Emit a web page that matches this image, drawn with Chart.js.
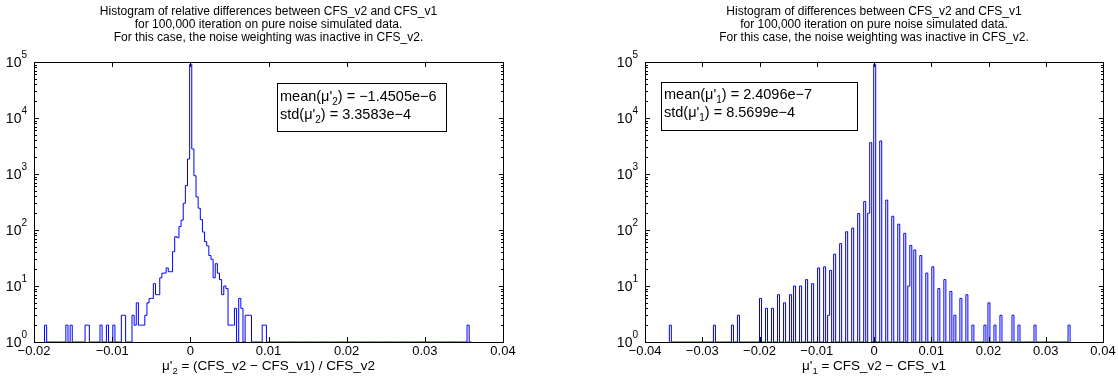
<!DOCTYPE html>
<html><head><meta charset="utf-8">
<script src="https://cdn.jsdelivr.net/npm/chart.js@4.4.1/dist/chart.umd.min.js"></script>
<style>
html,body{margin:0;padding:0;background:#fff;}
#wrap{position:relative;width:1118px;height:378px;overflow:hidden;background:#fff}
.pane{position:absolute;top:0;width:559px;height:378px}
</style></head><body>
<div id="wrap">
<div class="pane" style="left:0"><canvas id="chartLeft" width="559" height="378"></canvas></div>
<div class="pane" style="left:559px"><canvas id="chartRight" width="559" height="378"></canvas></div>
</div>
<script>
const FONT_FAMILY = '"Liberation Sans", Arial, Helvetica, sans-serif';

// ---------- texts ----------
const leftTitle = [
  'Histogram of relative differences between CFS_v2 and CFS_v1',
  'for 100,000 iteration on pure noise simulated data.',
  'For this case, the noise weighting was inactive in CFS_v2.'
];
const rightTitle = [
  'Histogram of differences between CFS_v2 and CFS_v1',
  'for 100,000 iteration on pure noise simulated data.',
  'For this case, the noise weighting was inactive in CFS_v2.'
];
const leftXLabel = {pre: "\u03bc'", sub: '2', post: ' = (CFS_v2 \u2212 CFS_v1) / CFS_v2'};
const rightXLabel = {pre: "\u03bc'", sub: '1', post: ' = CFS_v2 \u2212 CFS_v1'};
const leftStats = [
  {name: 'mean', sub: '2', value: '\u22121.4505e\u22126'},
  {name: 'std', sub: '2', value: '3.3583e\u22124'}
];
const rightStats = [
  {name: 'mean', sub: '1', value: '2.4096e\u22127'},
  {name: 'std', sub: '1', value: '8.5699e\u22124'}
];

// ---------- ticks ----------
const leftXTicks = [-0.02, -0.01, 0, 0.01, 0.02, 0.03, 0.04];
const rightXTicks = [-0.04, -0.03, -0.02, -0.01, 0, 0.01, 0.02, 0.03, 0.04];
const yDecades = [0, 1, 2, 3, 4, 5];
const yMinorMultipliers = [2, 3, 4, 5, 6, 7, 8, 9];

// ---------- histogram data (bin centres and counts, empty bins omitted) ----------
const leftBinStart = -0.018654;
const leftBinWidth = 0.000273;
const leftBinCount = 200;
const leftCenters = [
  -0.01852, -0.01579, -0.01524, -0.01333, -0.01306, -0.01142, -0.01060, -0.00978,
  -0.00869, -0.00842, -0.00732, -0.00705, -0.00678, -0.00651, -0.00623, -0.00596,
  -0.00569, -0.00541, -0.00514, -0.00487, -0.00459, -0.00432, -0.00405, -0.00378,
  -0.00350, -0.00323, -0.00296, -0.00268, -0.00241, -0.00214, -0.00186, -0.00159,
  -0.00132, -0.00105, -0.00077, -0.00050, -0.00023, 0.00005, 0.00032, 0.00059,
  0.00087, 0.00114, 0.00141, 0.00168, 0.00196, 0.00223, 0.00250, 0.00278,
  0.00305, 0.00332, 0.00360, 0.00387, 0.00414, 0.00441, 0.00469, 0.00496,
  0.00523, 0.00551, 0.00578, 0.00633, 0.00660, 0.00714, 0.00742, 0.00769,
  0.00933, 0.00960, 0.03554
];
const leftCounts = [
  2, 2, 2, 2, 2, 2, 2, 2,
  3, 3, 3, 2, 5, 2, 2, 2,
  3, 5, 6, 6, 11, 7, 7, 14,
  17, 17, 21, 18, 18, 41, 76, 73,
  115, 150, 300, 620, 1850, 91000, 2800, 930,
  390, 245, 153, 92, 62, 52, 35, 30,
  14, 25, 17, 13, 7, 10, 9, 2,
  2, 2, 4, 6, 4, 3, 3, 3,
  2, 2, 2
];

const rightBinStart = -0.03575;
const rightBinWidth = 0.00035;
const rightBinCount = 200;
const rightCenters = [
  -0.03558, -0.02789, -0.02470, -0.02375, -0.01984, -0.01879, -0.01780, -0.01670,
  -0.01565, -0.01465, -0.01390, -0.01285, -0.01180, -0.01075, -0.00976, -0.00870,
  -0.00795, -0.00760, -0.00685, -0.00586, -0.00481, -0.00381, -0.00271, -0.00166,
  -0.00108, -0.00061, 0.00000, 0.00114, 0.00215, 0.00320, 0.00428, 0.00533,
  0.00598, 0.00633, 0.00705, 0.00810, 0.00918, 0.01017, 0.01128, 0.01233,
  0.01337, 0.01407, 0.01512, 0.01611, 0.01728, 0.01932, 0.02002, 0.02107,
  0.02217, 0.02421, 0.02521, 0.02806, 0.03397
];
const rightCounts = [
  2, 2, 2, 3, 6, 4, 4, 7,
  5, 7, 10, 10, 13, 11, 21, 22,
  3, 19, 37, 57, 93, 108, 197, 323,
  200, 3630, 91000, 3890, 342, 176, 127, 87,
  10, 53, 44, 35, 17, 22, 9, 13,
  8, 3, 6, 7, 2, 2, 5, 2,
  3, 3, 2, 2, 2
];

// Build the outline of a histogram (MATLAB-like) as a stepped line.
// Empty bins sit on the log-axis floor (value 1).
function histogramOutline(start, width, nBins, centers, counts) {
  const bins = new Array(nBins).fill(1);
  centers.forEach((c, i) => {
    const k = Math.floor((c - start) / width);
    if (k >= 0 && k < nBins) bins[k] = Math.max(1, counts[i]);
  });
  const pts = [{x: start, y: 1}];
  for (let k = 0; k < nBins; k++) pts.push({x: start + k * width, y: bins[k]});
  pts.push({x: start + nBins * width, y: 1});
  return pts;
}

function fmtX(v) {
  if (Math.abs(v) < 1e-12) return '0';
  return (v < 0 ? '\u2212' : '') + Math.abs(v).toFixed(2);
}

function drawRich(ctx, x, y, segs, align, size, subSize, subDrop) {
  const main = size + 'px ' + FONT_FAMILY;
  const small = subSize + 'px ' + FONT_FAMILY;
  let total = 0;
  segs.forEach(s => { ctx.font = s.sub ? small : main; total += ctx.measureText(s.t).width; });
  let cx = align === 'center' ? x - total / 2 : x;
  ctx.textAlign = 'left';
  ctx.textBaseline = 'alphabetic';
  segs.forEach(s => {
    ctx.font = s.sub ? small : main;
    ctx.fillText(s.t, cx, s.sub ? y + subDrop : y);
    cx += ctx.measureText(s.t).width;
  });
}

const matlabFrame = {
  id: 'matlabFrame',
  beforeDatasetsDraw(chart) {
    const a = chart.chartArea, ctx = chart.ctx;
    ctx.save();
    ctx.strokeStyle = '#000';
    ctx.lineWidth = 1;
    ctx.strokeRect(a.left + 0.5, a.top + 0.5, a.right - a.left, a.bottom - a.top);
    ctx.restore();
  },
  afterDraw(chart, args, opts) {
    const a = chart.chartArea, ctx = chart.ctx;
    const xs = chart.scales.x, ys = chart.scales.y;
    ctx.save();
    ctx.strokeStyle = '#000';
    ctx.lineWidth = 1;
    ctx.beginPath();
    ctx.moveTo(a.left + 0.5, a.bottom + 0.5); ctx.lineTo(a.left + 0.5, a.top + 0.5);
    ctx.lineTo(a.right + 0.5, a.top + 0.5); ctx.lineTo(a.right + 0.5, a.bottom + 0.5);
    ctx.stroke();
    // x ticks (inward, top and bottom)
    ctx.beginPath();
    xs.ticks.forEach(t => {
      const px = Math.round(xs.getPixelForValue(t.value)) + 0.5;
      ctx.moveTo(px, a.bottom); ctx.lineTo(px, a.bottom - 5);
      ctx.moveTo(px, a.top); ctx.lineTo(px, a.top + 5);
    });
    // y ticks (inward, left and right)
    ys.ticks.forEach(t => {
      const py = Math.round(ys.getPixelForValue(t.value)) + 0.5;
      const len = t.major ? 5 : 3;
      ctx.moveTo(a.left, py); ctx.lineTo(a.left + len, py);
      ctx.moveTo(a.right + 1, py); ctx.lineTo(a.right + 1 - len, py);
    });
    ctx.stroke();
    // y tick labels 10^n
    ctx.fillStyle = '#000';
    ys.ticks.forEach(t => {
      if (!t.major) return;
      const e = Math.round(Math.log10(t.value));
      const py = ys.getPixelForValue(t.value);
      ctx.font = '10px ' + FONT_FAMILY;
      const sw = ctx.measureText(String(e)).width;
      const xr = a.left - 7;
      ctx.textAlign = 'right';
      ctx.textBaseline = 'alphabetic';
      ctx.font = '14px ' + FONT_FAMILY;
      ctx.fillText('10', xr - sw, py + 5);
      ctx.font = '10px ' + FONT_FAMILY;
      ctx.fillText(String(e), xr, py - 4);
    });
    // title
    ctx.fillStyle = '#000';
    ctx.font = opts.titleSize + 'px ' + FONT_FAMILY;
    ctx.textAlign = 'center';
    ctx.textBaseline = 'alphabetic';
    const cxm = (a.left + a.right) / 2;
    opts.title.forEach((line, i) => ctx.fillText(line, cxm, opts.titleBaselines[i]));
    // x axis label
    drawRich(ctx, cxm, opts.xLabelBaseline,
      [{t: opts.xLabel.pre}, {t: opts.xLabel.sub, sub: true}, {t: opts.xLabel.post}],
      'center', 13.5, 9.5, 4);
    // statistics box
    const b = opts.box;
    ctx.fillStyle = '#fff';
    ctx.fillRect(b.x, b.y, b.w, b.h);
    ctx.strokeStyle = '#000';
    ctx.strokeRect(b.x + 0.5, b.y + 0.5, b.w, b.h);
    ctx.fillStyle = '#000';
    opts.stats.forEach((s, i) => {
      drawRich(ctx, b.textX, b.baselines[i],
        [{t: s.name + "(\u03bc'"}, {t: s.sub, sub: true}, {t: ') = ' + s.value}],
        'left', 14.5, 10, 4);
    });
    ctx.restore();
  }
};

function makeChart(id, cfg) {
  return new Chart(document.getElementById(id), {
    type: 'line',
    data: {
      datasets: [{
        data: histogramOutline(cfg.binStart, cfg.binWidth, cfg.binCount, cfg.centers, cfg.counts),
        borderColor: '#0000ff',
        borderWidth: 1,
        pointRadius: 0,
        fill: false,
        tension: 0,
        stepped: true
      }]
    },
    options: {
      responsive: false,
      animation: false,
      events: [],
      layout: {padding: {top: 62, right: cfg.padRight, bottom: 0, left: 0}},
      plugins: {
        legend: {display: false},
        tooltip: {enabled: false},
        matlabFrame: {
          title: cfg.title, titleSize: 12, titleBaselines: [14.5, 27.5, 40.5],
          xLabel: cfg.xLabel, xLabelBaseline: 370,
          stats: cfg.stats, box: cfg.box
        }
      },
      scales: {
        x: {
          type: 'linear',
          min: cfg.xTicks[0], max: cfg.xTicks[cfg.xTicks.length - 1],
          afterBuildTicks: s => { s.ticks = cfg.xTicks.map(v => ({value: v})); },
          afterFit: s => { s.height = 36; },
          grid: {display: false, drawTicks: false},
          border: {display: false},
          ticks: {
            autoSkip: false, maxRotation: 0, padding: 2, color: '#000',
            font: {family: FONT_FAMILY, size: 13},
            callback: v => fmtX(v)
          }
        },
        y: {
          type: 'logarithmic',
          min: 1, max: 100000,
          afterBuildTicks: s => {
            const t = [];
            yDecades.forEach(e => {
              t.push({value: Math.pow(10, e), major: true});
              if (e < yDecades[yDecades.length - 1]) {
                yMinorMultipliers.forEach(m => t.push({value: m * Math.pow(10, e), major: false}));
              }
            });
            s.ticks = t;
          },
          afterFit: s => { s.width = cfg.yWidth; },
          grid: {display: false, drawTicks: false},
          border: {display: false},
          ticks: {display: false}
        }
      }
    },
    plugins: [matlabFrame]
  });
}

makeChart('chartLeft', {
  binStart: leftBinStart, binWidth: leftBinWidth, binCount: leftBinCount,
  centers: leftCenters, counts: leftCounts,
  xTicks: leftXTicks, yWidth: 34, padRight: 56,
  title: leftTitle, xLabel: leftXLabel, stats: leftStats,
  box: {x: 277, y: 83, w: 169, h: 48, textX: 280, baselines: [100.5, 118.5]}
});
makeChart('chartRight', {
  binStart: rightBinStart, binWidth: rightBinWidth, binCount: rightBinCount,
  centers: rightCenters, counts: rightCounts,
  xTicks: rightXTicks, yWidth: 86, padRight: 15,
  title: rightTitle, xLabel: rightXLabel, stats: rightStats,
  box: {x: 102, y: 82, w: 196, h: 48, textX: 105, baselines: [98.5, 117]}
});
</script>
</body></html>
* * * * *
GIVEN TASK -> Every line from the start of the listing above through the line with "Arial, Helvetica, sans-serif';" should be repeated exactly; skip the pictures and add nothing else.

EXERCISE SOLUTION ->
Emit a web page that matches this image, drawn with Chart.js.
<!DOCTYPE html>
<html><head><meta charset="utf-8">
<script src="https://cdn.jsdelivr.net/npm/chart.js@4.4.1/dist/chart.umd.min.js"></script>
<style>
html,body{margin:0;padding:0;background:#fff;}
#wrap{position:relative;width:1118px;height:378px;overflow:hidden;background:#fff}
.pane{position:absolute;top:0;width:559px;height:378px}
</style></head><body>
<div id="wrap">
<div class="pane" style="left:0"><canvas id="chartLeft" width="559" height="378"></canvas></div>
<div class="pane" style="left:559px"><canvas id="chartRight" width="559" height="378"></canvas></div>
</div>
<script>
const FONT_FAMILY = '"Liberation Sans", Arial, Helvetica, sans-serif';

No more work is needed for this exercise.